(First appeared in Orlando Sentienl November 8, 2009)
The road to my house is trashed. Plastic bags, fast-food containers and a random assortment of tossed-away items line the county-maintained, two-lane road that takes me home.
I recently returned from a weekend trip to southeastern Pennsylvania, where roadsides were surprisingly free of litter. With my host in the driver's seat, I was able to enjoy the view instead of concentrating on street signs and directions. What I saw as we traveled through one small town after another were pretty houses, harvested fields and neat yards. What I didn't see were plastic bags drifting across those fields, snagged on fences or fluttering from tree limbs. I didn't see piles of used tires stacked along streets, nor did I see the remains of yesterday's pick-up-and-go lunch.
In Florida, a more appropriate label for such fast-food fare would be a pick-up-and-throw meal, because so many residents of the Sunshine State treat the landscape like their personal landfill. When a beer can is empty, a cheeseburger consumed or a soda slurped, car windows get rolled down and those empty bottles, bags, cans, cups, straws, papers, plastics and cigarette butts get thrown away to join all the other litter lining our state's large and small roads. That seems to be the misguided mind-set of many Florida residents.
The curbed roadsides in small Pennsylvania towns such as Newtown, Yardley, New Hope and Wycombe didn't act as open-air receptacles for broken beer bottles or smashed soda cans. Even in Allentown, a small city (population 107,200) that's five times bigger than Leesburg, litter was a non-issue.
I wish it were a non-issue in Florida.
Crews from Lake County's public-works department spent much of October mowing the tall grasses that border the county-maintained roads. I watched as mowers hacked back months of overgrown weeds and untamed grasses. Unfortunately, while neatening the roadside, the machines chopped up and spewed massive amounts of trash. Hidden beneath the tall growth was a season's worth of garbage, and since mower blades can't differentiate between Bahia grass and broken glass, they scattered both.

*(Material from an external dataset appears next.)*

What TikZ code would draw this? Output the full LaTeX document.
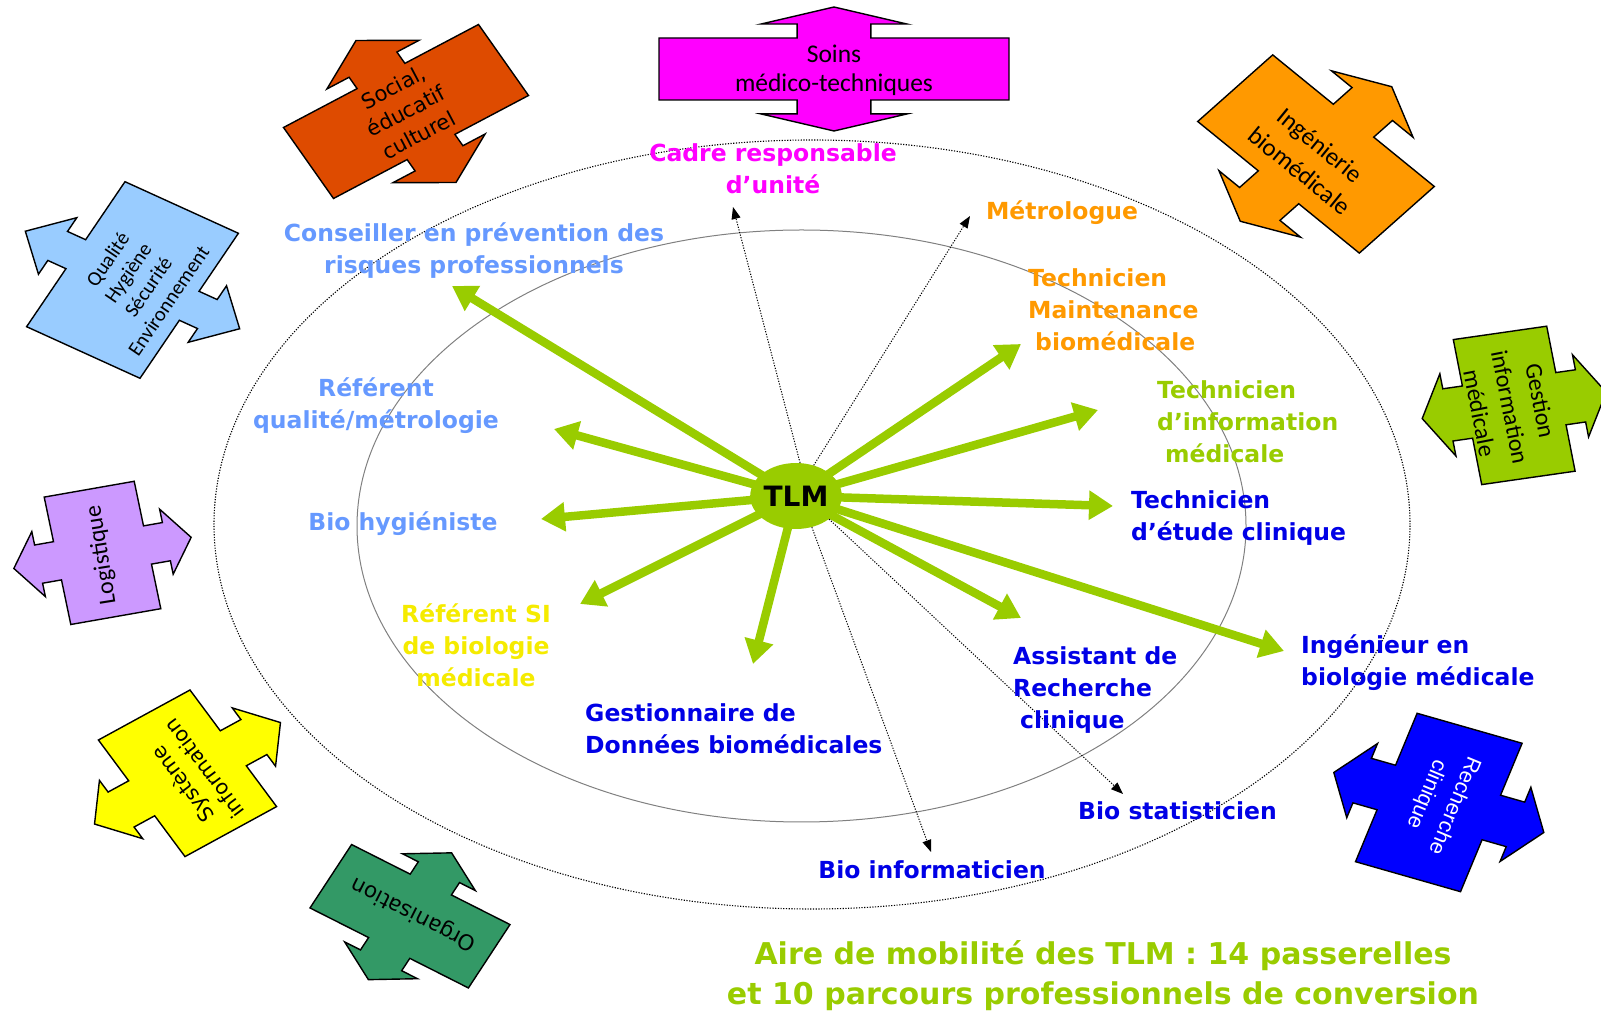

I suppose that the remains of yesterday's fast-food lunch will decompose faster if shredded, but that doesn't make it any less of an eyesore. A drive down our county's roads is a portrait in ugliness, thanks to the inconsiderate actions of our fellow citizens.

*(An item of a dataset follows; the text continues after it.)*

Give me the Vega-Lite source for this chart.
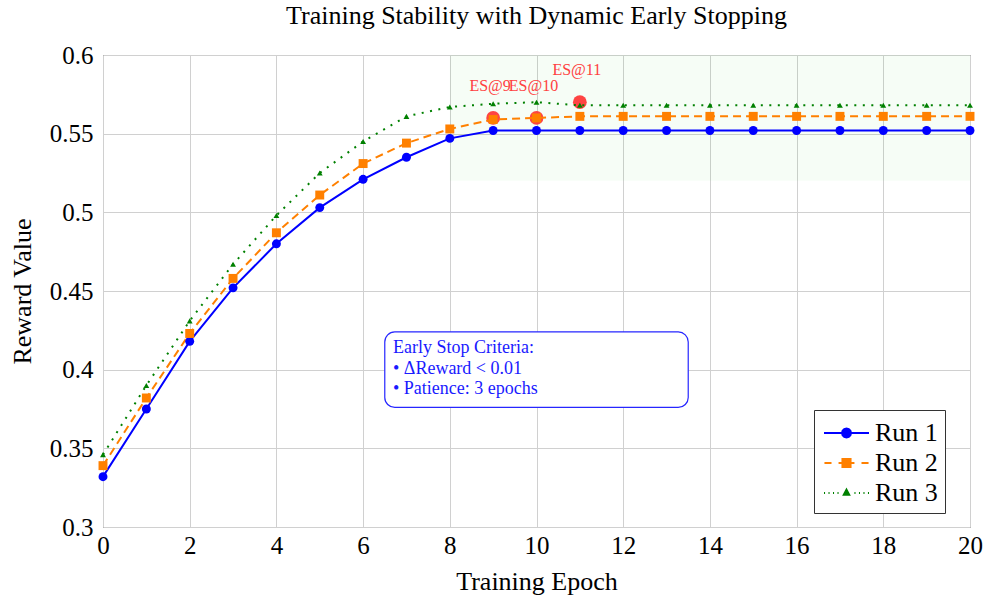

Lake County has so much beauty. Our waterways, hills and small towns have a distinctive look unmatched by any other Florida county, yet we allow that beauty to be marred by litter.
Is it possible to change the way people act? How can we make litterbugs aware that what they do is wrong? Perhaps we can start by enforcing the existing Florida Litter Law, which carries community-service hours plus fines of $50 to $1,000, depending on the amount of trash dumped illegally.
Anyone who has received a ticket for going 55 in a 40 mph zone knows how effective speed traps can be. Driving habits change quickly when speeders face payment of hefty fines. Why not apply that same logic to litter? If police departments were to actively engage in an anti-littering campaign, not only would towns have a sudden source of new income but litterers also would quickly learn to stop breaking laws. If everyone who was used to flicking spent cigarettes out of car windows or throwing beer cans on the ground knew they stood a good chance of being fined, I bet we'd see a significant reduction in the amount of litter.
Or, we can continue to do nothing.
We can continue to tolerate the bad habits of others. We can let ugliness and inconsiderateness rule. When it comes right down to it, it's up to us — people who care enough to say, "This must stop." After all, litter is not going to go away by itself. Adopt-a-Road programs help, but they don't do enough. The only way to rein in the downpour of debris flooding our roads is to attack litterers where they are most vulnerable — in their wallets.
Fining litterbugs would be fine by me.